**Written task**
Only the lines from the one holding "Give me the matplotlib source for this chart." through the one holding "ax = fig.add_axes([0.0717, 0.1345, 0.9023, 0.7725])" are to be retyped, exactly as they appear, with both boundary lines included.

**Data supplied**
####################

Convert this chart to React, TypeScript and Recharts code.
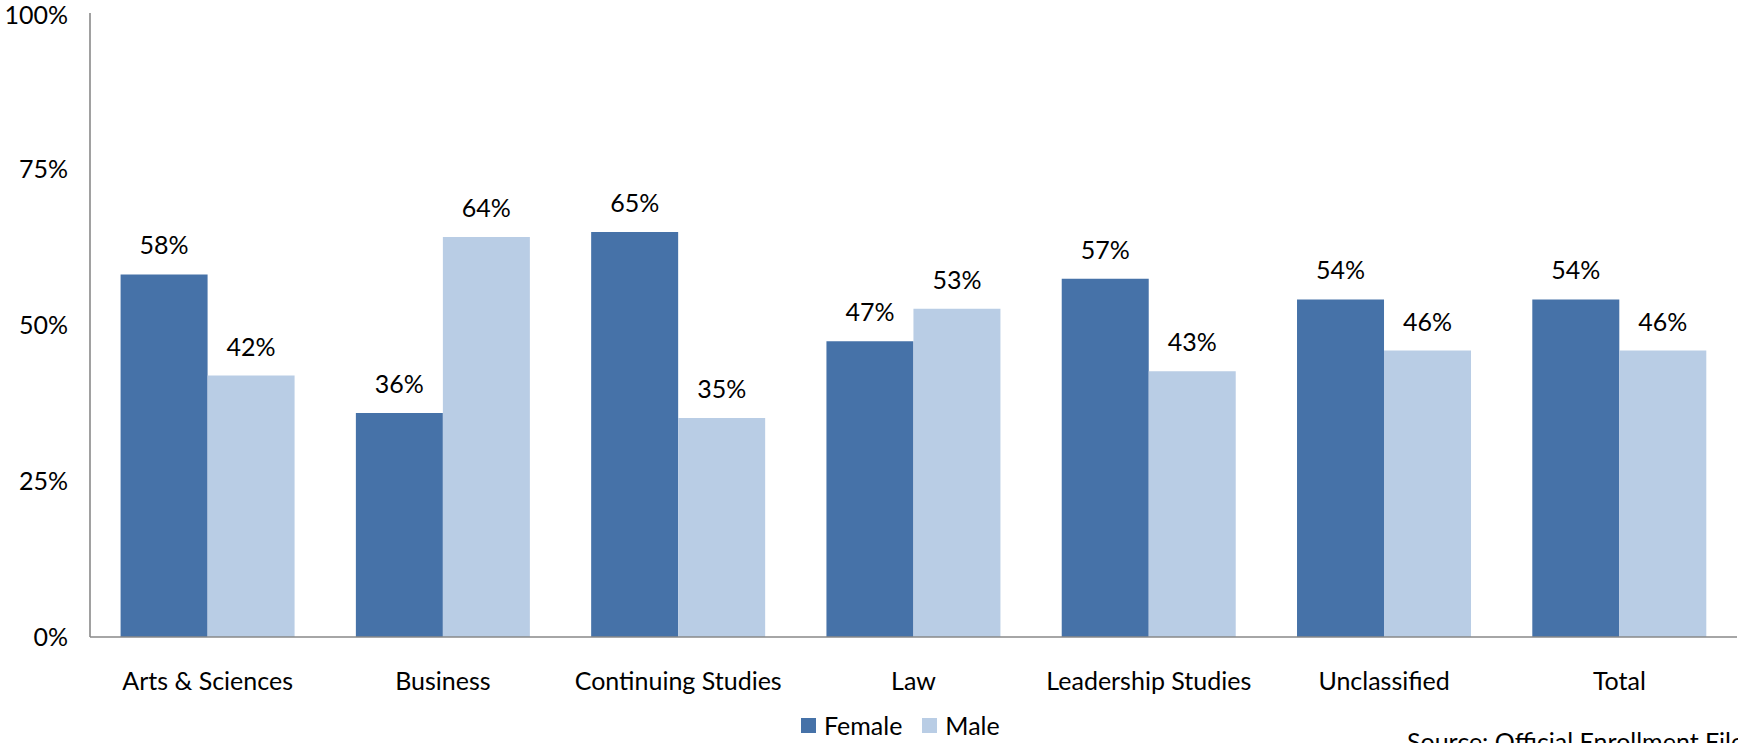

####################

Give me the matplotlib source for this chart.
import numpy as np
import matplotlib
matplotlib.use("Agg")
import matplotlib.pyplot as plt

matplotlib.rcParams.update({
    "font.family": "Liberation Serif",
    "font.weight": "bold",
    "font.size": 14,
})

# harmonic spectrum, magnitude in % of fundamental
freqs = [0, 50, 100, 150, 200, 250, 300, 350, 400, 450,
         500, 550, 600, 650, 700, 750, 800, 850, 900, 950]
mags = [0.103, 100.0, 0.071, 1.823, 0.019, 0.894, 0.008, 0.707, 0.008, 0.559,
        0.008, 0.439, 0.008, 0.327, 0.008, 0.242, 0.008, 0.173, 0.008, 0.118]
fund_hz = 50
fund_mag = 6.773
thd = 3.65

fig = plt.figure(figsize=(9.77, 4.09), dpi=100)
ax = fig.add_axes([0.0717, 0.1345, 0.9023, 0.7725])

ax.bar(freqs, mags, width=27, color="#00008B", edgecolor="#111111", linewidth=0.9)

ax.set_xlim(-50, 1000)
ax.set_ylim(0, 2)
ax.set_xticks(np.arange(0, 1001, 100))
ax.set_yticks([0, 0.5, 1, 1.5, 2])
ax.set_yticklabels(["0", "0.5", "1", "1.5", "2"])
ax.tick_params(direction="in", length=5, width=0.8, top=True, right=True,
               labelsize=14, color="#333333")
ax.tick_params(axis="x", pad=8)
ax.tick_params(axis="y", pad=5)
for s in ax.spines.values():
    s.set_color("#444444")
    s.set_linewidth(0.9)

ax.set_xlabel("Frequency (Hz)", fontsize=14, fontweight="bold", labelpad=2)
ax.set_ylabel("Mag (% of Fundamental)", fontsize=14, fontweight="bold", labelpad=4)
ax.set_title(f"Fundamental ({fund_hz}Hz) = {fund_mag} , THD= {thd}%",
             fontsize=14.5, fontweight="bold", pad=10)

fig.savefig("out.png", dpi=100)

####################

**Result below**
Give me the matplotlib source for this chart.
import numpy as np
import matplotlib
matplotlib.use("Agg")
import matplotlib.pyplot as plt

matplotlib.rcParams.update({
    "font.family": "Liberation Serif",
    "font.weight": "bold",
    "font.size": 14,
})

# harmonic spectrum, magnitude in % of fundamental
freqs = [0, 50, 100, 150, 200, 250, 300, 350, 400, 450,
         500, 550, 600, 650, 700, 750, 800, 850, 900, 950]
mags = [0.103, 100.0, 0.071, 1.823, 0.019, 0.894, 0.008, 0.707, 0.008, 0.559,
        0.008, 0.439, 0.008, 0.327, 0.008, 0.242, 0.008, 0.173, 0.008, 0.118]
fund_hz = 50
fund_mag = 6.773
thd = 3.65

fig = plt.figure(figsize=(9.77, 4.09), dpi=100)
ax = fig.add_axes([0.0717, 0.1345, 0.9023, 0.7725])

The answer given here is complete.